Tapetenwechsel

Prokrastination, das ist die Scheu, sich jetzt und bedingungslos einer ungeliebten Tätigkeit zu widmen, die erfahrungsgemäß an Empfindungen und Erinnerungen gebunden ist. Diese wiederum sind oft in ganz bestimmten Situationen und deren Umgebung eingebettet – ebenso wie schöne Erfahrungen ihren ganz konkreten geografischen Ort haben, an den man sich in seinen Träumereien gerne zurück beamen möchte.

Was also liegt näher, für das bisher prokrastinierte Aufsetzen eines Schriftstücks, für ein unangenehmes Telefonat oder Gespräch einen unüblichen, ganz anderen Ort auszuprobieren, der emotional nicht (negativ) vorbelastet ist; die Erledigung einer Hausarbeit einfach mal aus der unaufgeräumten eigenen Bude in die Uni-Bibliothek oder zu einer Freundin verlegen? Warum nicht: Ich kenne da jemanden, der sich für eine konzentrierte Arbeit in die Straßenbahn setzt, die ihn zur absoluten Konzentration zwingt, und deren Bewegung ihn beruhigt.

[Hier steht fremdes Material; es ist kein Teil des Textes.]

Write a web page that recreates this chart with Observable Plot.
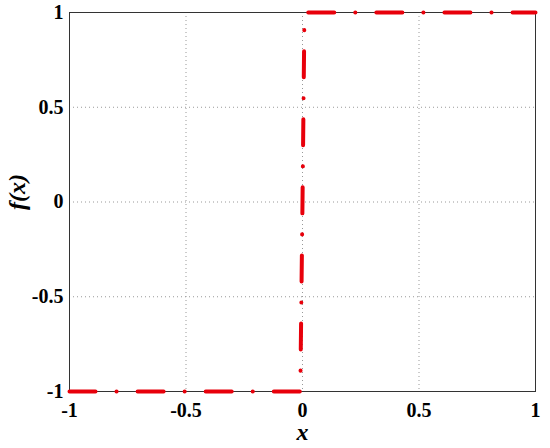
<!DOCTYPE html>
<html>
<head>
<meta charset="utf-8">
<script src="https://cdn.jsdelivr.net/npm/d3@7"></script>
<script src="https://cdn.jsdelivr.net/npm/@observablehq/plot@0.6"></script>
<style>
  html, body { margin: 0; padding: 0; background: #fff; overflow: hidden; }
  #chart { width: 550px; height: 448px; }
  #chart svg { display: block; max-width: none !important; }
  #chart svg text { font-family: "Liberation Serif", "Times New Roman", Times, serif !important; font-weight: bold; }
</style>
</head>
<body>
<div id="chart"></div>
<script>
// Curve samples (steep step at x ≈ 0)
const curveX = [-1, -0.5, -0.011, -0.009, 0, 0.008, 0.010, 0.5, 1];
const curveY = [-1, -1, -1, -0.95, 0, 0.95, 1, 1, 1];
const xTicks = [-1, -0.5, 0, 0.5, 1];
const yTicks = [-1, -0.5, 0, 0.5, 1];
const xLabel = "x";
const yLabel = "f(x)";

const data = curveX.map((x, i) => ({x, y: curveY[i]}));
const fmt = d => String(d);
const serif = "Liberation Serif";

const chart = Plot.plot({
  width: 550,
  height: 448,
  marginLeft: 69,
  marginRight: 15,
  marginTop: 12,
  marginBottom: 57,
  style: "font-family: 'Liberation Serif', serif; font-weight: bold; font-size: 20px; color: #000; background: #fff;",
  x: {domain: [-1, 1]},
  y: {domain: [-1, 1]},
  marks: [
    Plot.gridX(xTicks, {stroke: "#999", strokeOpacity: 1, strokeDasharray: "1,3", strokeWidth: 1}),
    Plot.gridY(yTicks, {stroke: "#999", strokeOpacity: 1, strokeDasharray: "1,3", strokeWidth: 1}),
    Plot.axisX(xTicks, {tickSize: 0, tickPadding: 11, tickFormat: fmt, label: null, fontSize: 20, fontWeight: "bold", fontFamily: serif}),
    Plot.axisY(yTicks, {tickSize: 0, tickPadding: 6, tickFormat: fmt, label: null, fontSize: 20, fontWeight: "bold", fontFamily: serif}),
    Plot.frame({stroke: "#333", strokeWidth: 1}),
    Plot.line(data, {x: "x", y: "y", stroke: "#e8000b", strokeWidth: 4, strokeDasharray: "26,21,0.1,21", strokeLinecap: "round", strokeLinejoin: "round"}),
    Plot.text([xLabel], {frameAnchor: "bottom", dy: 31, lineAnchor: "top", fontStyle: "italic", fontWeight: "bold", fontSize: 24, fontFamily: serif}),
    Plot.text([yLabel], {frameAnchor: "left", dx: -52, dy: 8, rotate: -90, fontStyle: "italic", fontWeight: "bold", fontSize: 24, fontFamily: serif})
  ]
});
document.getElementById("chart").appendChild(chart);
</script>
</body>
</html>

Der Dichter Eduard Mörike hat das vor gut 250 Jahren schon so formuliert:

„Einen verwickelten Gemütszustand, gewisse Schmerzen, Überraschungen und Verlegenheiten verarbeitet man weit leichter in irgendeiner fremden, ungestörten Umgebung als innerhalb der eigenen Wände.“

Nicht nur, dass die alten Belastungen dort nicht mehr anhängen: Das Gehirn entwickelt als Zugabe noch eine kreative Lust an neuen und ungewohnten Wendungen!